Amidst the debris of smashed pieces of furniture, a shattered TV and broken doors, lies a twisted, mangled child’s bicycle. The sight leaves Qasir Pervez Masih teary-eyed. “My nine-year-old son loved this bicycle. He cried so much when he saw the damage,” says Masih, a resident of Jaranwala’s Christian Colony, in east Pakistan’s Punjab province.

On August 16, Masih’s colony and surrounding areas, including several churches and even a cemetery, were vandalised by a Muslim vigilante group on charges of blasphemy. A human rights report said that 10,000 people hid in the nearby sugarcane fields while the mob ransacked over 20 churches and 400 homes.

Masih and his brother had completed construction work on a new kitchen just days before trouble broke out. At 6am on August 16, his mother who was out for a morning walk found a large group of people gathered around the area shouting and claiming that the Quran had been desecrated.

She hurried back to warn her family who decided to make a run for it. Masih made multiple trips taking long circuitous routes, first putting the five children, and then his wife and elders on his motorcycle. Though the 11-member family is safe, their home and belongings have been destroyed.

“We have nothing left. Not only are our valuables like jewellery and money missing but the mob destroyed what they could not take. They even broke the bathroom faucets,” he says.

At the root of the problem is misuse of Pakistan’s blasphemy law. Director of a non governmental organisation (NGO) working with the Christian community, who did not wish to be named, says that this law has been used by extremists to settle scores, by land sharks to get people to vacate land or as a tactic to terrorise minorities. There is also caste discrimination at play. Many Christians and Hindus belong to socially and economically backward communities, working as manual scavengers and labourers. They are seen as easy targets.

Under the blasphemy law — or section 295 C of Pakistan’s penal code — minimum penalty is a mandatory life sentence while the maximum penalty is death. In 1990, the country’s federal sharia court ruled that the death penalty should be mandatory, and the law declared as a divine decree.
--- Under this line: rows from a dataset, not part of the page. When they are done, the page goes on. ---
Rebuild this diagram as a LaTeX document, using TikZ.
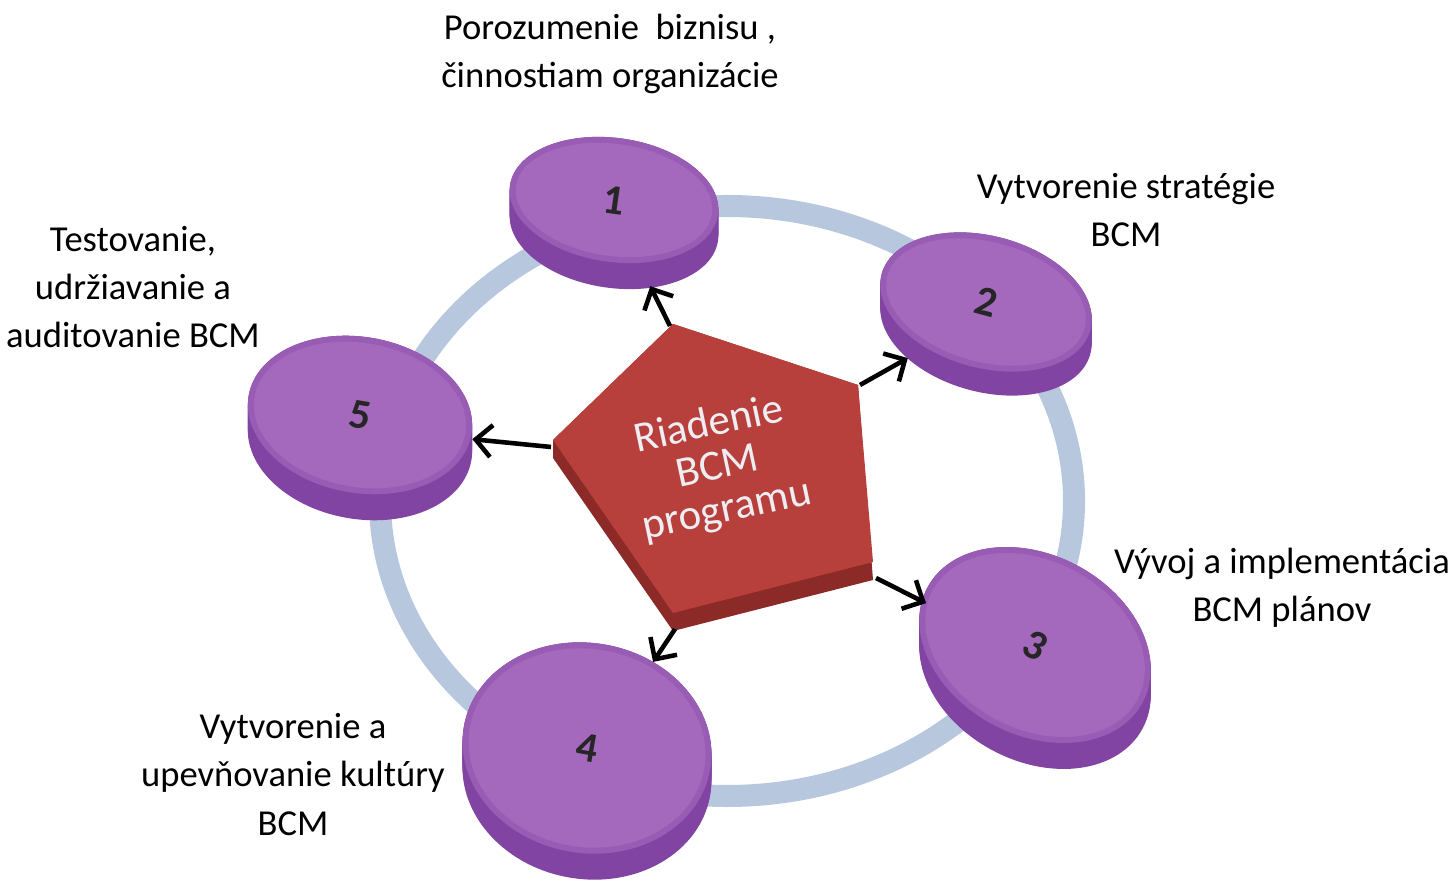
\documentclass[tikz,border=0pt]{standalone}
\usepackage{fontspec}
\setmainfont{Carlito}
\usetikzlibrary{arrows.meta,shapes.geometric}
\definecolor{ringcol}{RGB}{182,199,222}
\definecolor{diskface}{RGB}{164,105,189}
\definecolor{diskrim}{RGB}{152,92,180}
\definecolor{diskside}{RGB}{130,68,162}
\definecolor{pentface}{RGB}{184,64,60}
\definecolor{pentside}{RGB}{140,42,40}
\definecolor{penttext}{RGB}{238,238,242}
\tikzset{
  >={Straight Barb[length=1.6mm,width=3.2mm]},
  ring/.style={draw=ringcol,line width=0.22cm},
  diskhit/.style={ellipse,inner sep=0pt,outer sep=0pt},
  disknum/.style={font=\large\bfseries,text=black!85},
  flow/.style={->,line width=1.3pt,black},
  lbl/.style={align=center,font=\fontsize{10.4}{13.7}\selectfont,
    anchor=base,inner sep=0pt},
  pentlbl/.style={align=center,text=penttext,
    font=\fontsize{12.2}{12.4}\selectfont},
}
\begin{document}
\begin{tikzpicture}[x=0.01cm,y=0.01cm]
  \useasboundingbox (0,0) rectangle (1452,891);
  % ring behind everything
  \draw[ring] (727,390) circle [x radius=347, y radius=295];
  % disks: number/x/y/rx/ry/tilt/thickness
  \foreach \i/\x/\y/\a/\b/\r/\t in {1/614/691/105/62/-8/26,
      2/986/589/108/66/-15/24, 3/1035/246/122/90/-28/26,
      4/587/143/125/105/-10/26, 5/360/476/113/78/-10/26}{
    \foreach \k in {0,2,...,\t}
      \fill[diskside] (\x,\y-\k) circle [x radius=\a, y radius=\b, rotate=\r];
    \fill[diskrim] (\x,\y) circle [x radius=\a, y radius=\b, rotate=\r];
    \fill[diskface] (\x,\y) circle [x radius=\a-6, y radius=\b-6, rotate=\r];
    \node[diskhit,rotate=\r,minimum width=\a*0.02cm,
      minimum height={(2*\b+\t)*0.01cm}] (d\i) at (\x,\y-\t/2) {};
    \node[disknum,rotate=\r] (n\i) at (\x,\y) {\i};
  }
  % center pentagon
  \fill[pentside] (673,567) -- (858,506) -- (873,311) -- (673,260)
    -- (553,433) -- (553,451) -- cycle;
  \fill[pentface] (673,567) -- (858,506) -- (873,329) -- (673,278)
    -- (553,451) -- cycle;
  \node[pentlbl,rotate=12] (hub) at (718,423) {Riadenie\\BCM\\programu};
  \coordinate (p1) at (670,565);
  \coordinate (p2) at (860,506);
  \coordinate (p3) at (876,313);
  \coordinate (p4) at (675,262);
  \coordinate (p5) at (551,444);
  \foreach \i in {1,...,5}
    \draw[flow] (p\i) -- (d\i);
  % labels (anchored at the last baseline)
  \node[lbl] (l1) at (610,803) {Porozumenie\ \ biznisu ,\\činnostiam organizácie};
  \node[lbl] (l2) at (1126,644) {Vytvorenie stratégie\\BCM};
  \node[lbl] (l3) at (1282,269) {Vývoj a implementácia\\BCM plánov};
  \node[lbl] (l4) at (293,56) {Vytvorenie a\\upevňovanie kultúry\\BCM};
  \node[lbl] (l5) at (133,543) {Testovanie,\\udržiavanie a\\auditovanie BCM};
\end{tikzpicture}
\end{document}
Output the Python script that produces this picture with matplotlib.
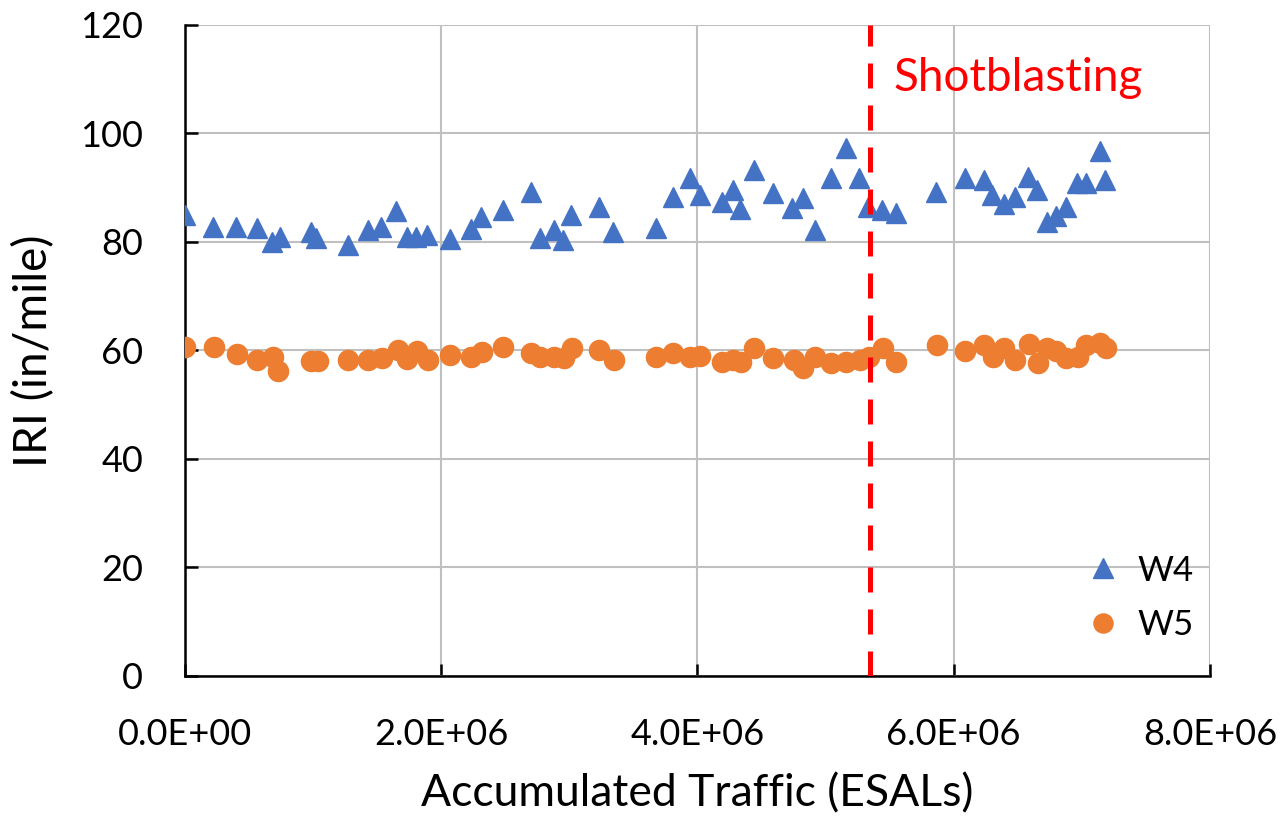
import numpy as np
import matplotlib.pyplot as plt
from matplotlib.ticker import FuncFormatter

# W4 (triangles)
w4_x = [0.00, 0.22, 0.40, 0.56, 0.68, 0.74, 0.98, 1.02, 1.27, 1.43, 1.53, 1.65, 1.73, 1.80, 1.89,
        2.07, 2.23, 2.31, 2.48, 2.70, 2.77, 2.88, 2.95, 3.01, 3.23, 3.34, 3.68, 3.81, 3.94, 4.02,
        4.19, 4.28, 4.33, 4.44, 4.59, 4.74, 4.82, 4.92, 5.04, 5.16, 5.26, 5.33, 5.44, 5.55, 5.86,
        6.09, 6.24, 6.30, 6.39, 6.48, 6.58, 6.65, 6.73, 6.80, 6.88, 6.96, 7.03, 7.14, 7.18]
w4_y = [85.0, 82.8, 82.8, 82.6, 80.0, 80.9, 81.8, 80.7, 79.4, 82.2, 82.8, 85.7, 80.9, 80.9, 81.3,
        80.6, 82.4, 84.6, 85.9, 89.2, 80.7, 82.2, 80.4, 85.0, 86.5, 81.8, 82.6, 88.3, 91.8, 88.7,
        87.4, 89.6, 86.1, 93.3, 89.0, 86.3, 88.1, 82.2, 91.8, 97.3, 91.8, 86.5, 85.9, 85.3, 89.2,
        91.8, 91.4, 88.7, 87.0, 88.3, 92.0, 89.6, 83.7, 84.8, 86.5, 90.9, 90.9, 96.8, 91.4]

# W5 (circles)
w5_x = [0.00, 0.23, 0.41, 0.56, 0.69, 0.73, 0.98, 1.04, 1.27, 1.43, 1.54, 1.66, 1.73, 1.81, 1.90,
        2.07, 2.23, 2.32, 2.48, 2.70, 2.77, 2.88, 2.96, 3.02, 3.23, 3.35, 3.68, 3.81, 3.94, 4.02,
        4.19, 4.28, 4.34, 4.44, 4.59, 4.75, 4.82, 4.92, 5.04, 5.16, 5.27, 5.34, 5.45, 5.55, 5.87,
        6.09, 6.24, 6.31, 6.39, 6.48, 6.59, 6.66, 6.73, 6.80, 6.88, 6.97, 7.03, 7.14, 7.19]
w5_y = [60.6, 60.6, 59.4, 58.2, 58.8, 56.2, 58.1, 58.1, 58.2, 58.2, 58.6, 60.1, 58.4, 59.9, 58.2,
        59.2, 58.8, 59.7, 60.6, 59.5, 58.8, 58.8, 58.6, 60.4, 60.1, 58.2, 58.8, 59.5, 58.8, 59.0,
        57.9, 58.2, 57.9, 60.4, 58.6, 58.2, 56.8, 58.8, 57.7, 57.9, 58.2, 58.8, 60.4, 57.9, 61.0,
        59.9, 61.0, 58.8, 60.4, 58.2, 61.2, 57.7, 60.4, 59.9, 58.6, 58.8, 61.0, 61.4, 60.4]

shot_x = 5.35e6

plt.rcParams['font.family'] = ['Lato', 'DejaVu Sans']

fig = plt.figure(figsize=(12.88, 8.27), dpi=100)
ax = fig.add_axes([0.1436, 0.1826, 0.7958, 0.7872])

ax.plot(np.array(w4_x) * 1e6, w4_y, '^', color='#4472C4', ms=14.5, mec='#4472C4', label='W4', zorder=3)
ax.plot(np.array(w5_x) * 1e6, w5_y, 'o', color='#ED7D31', ms=14.5, mec='#ED7D31', label='W5', zorder=3)

ax.axvline(shot_x, color='#FF0000', lw=3.6, ls=(0, (5, 3.4)), zorder=4)
ax.text(5.53e6, 110.2, 'Shotblasting', color='#FF0000', fontsize=33, va='center', ha='left')

ax.set_xlim(0, 8e6)
ax.set_ylim(0, 120)
ax.set_xticks(np.arange(0, 8.1e6, 2e6))
ax.set_yticks(np.arange(0, 121, 20))
ax.xaxis.set_major_formatter(FuncFormatter(lambda v, p: '%.1E' % v))
ax.grid(True, color='#C0C0C0', lw=1.5)
ax.set_axisbelow(True)
for s in ['top', 'right']:
    ax.spines[s].set_visible(False)
for s in ['left', 'bottom']:
    ax.spines[s].set_linewidth(1.8)
    ax.spines[s].set_color('black')
ax.tick_params(direction='in', length=9, width=1.8, labelsize=26)
ax.tick_params(axis='y', pad=30)
ax.tick_params(axis='x', pad=30)

ax.set_xlabel('Accumulated Traffic (ESALs)', fontsize=32, labelpad=16)
ax.set_ylabel('IRI (in/mile)', fontsize=33, labelpad=18)

leg = ax.legend(loc='center', frameon=False, fontsize=25, handletextpad=0.0, handlelength=2.0,
                labelspacing=0.65, markerscale=0.95, bbox_to_anchor=(0.923, 0.12))

fig.savefig('out.png', dpi=100)
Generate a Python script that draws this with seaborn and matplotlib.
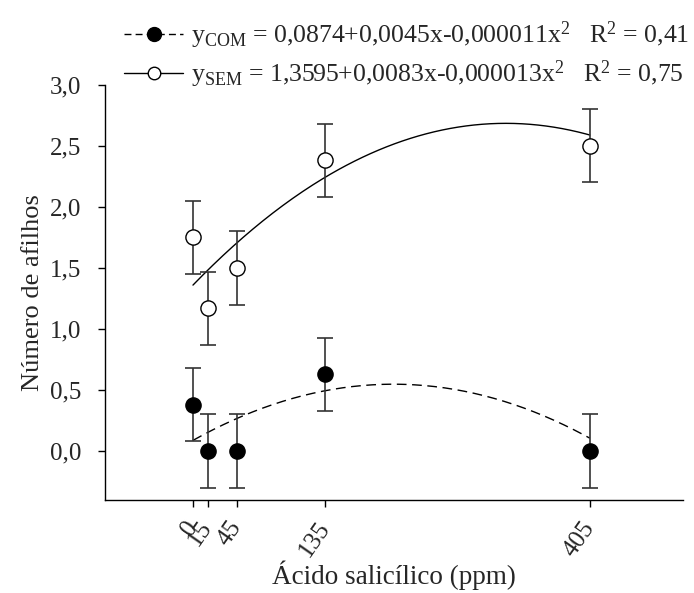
import numpy as np
import pandas as pd
import matplotlib
matplotlib.use('Agg')
import matplotlib.pyplot as plt
from matplotlib.lines import Line2D
from matplotlib.ticker import FuncFormatter
import seaborn as sns

# doses de acido salicilico (ppm)
doses = [0, 15, 45, 135, 405]

# medias e erros
com_mean = [0.38, 0.0, 0.0, 0.63, 0.0]
com_err = [0.3, 0.3, 0.3, 0.3, 0.3]
sem_mean = [1.75, 1.17, 1.5, 2.38, 2.5]
sem_err = [0.3, 0.3, 0.3, 0.3, 0.3]

# coeficientes das regressoes (b0, b1, b2)
com_coef = [0.0874, 0.0045, -0.000011]
sem_coef = [1.3595, 0.0083, -0.000013]

com_label = r'y$_{\mathrm{COM}}$ = 0,0874+0,0045x-0,000011x$^{2}$   R$^{2}$ = 0,41'
sem_label = r'y$_{\mathrm{SEM}}$ = 1,3595+0,0083x-0,000013x$^{2}$   R$^{2}$ = 0,75'

sns.set_style('ticks')
plt.rcParams['font.family'] = ['Liberation Serif', 'DejaVu Serif']
plt.rcParams['mathtext.fontset'] = 'custom'
plt.rcParams['mathtext.rm'] = 'Liberation Serif'
plt.rcParams['mathtext.it'] = 'Liberation Serif:italic'
plt.rcParams['font.size'] = 18

fig = plt.figure(figsize=(6.94, 5.93), dpi=100)
ax = fig.add_axes([0.151, 0.157, 0.833, 0.700])

# curvas ajustadas
xs = np.linspace(0, 405, 200)
curves = pd.DataFrame({
    'x': np.concatenate([xs, xs]),
    'y': np.concatenate([np.polyval(com_coef[::-1], xs), np.polyval(sem_coef[::-1], xs)]),
    'grupo': ['COM'] * len(xs) + ['SEM'] * len(xs),
})
sns.lineplot(data=curves[curves.grupo == 'COM'], x='x', y='y', ax=ax, color='black',
             lw=1, linestyle=(0, (7, 4)))
sns.lineplot(data=curves[curves.grupo == 'SEM'], x='x', y='y', ax=ax, color='black', lw=1)

# barras de erro
ax.errorbar(doses, com_mean, yerr=com_err, fmt='none', ecolor='#333333', elinewidth=1.2,
            capsize=6, capthick=1.2, zorder=2)
ax.errorbar(doses, sem_mean, yerr=sem_err, fmt='none', ecolor='#333333', elinewidth=1.2,
            capsize=6, capthick=1.2, zorder=2)

# pontos
sns.scatterplot(x=doses, y=com_mean, ax=ax, color='black', edgecolor='black', s=120,
                linewidth=1, zorder=3)
sns.scatterplot(x=doses, y=sem_mean, ax=ax, color='white', edgecolor='black', s=120,
                linewidth=1, zorder=3)

ax.set_xlim(-90, 500)
ax.set_ylim(-0.4, 3.0)
ax.set_xticks(doses)
ax.set_xticklabels([str(d) for d in doses], rotation=55, ha='right', va='center',
                   rotation_mode='anchor')
ax.set_yticks(np.arange(0, 3.01, 0.5))
ax.yaxis.set_major_formatter(FuncFormatter(lambda v, p: f'{v:.1f}'.replace('.', ',')))
ax.tick_params(axis='both', labelsize=18, length=5, width=1, color='black')
ax.tick_params(axis='y', pad=12)
ax.tick_params(axis='x', pad=12)
for s in ['left', 'bottom']:
    ax.spines[s].set_color('black')
    ax.spines[s].set_linewidth(1)
sns.despine(ax=ax)

ax.set_xlabel('Ácido salicílico (ppm)', fontsize=19.5, labelpad=0)
ax.set_ylabel('Número de afilhos', fontsize=19, labelpad=4)

handles = [
    Line2D([], [], color='black', lw=1, linestyle=(0, (5, 3)), marker='o', markersize=10,
           markerfacecolor='black', markeredgecolor='black'),
    Line2D([], [], color='black', lw=1, marker='o', markersize=9,
           markerfacecolor='white', markeredgecolor='black'),
]
fig.legend(handles, [com_label, sem_label], loc='upper left', bbox_to_anchor=(0.153, 0.997),
           frameon=False, fontsize=18.5, handlelength=2.3, handletextpad=0.3,
           labelspacing=0.3, borderpad=0.2)

fig.savefig('out.png', dpi=100)
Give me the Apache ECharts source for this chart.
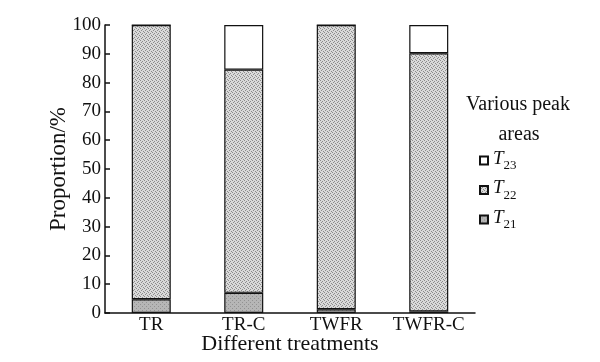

A report by the Centre for Social Justice says that at least 1,949 persons have been accused of blasphemy between 1987 and 2021. The US Commission on International Religious Freedom reports that 55 individuals have been detained or imprisoned on blasphemy charges in Pakistan in 2023.

“Mere accusations of blasphemy have incited mobs to violence against members of minority communities and those with differing beliefs. Though the government has publicly condemned mob violence, it has done little to protect religious minorities or provide justice,” the report says.

Christian group Minorities Alliance of Pakistan leader Akmal Bhatti blames the far-right political party Tehreek-e-Labbaik for inciting the mob. “It was a targeted attack on the Christian population to create fear and loot us. This is a failure of the state.” Bhatti has demanded security for minorities and action against the culprits.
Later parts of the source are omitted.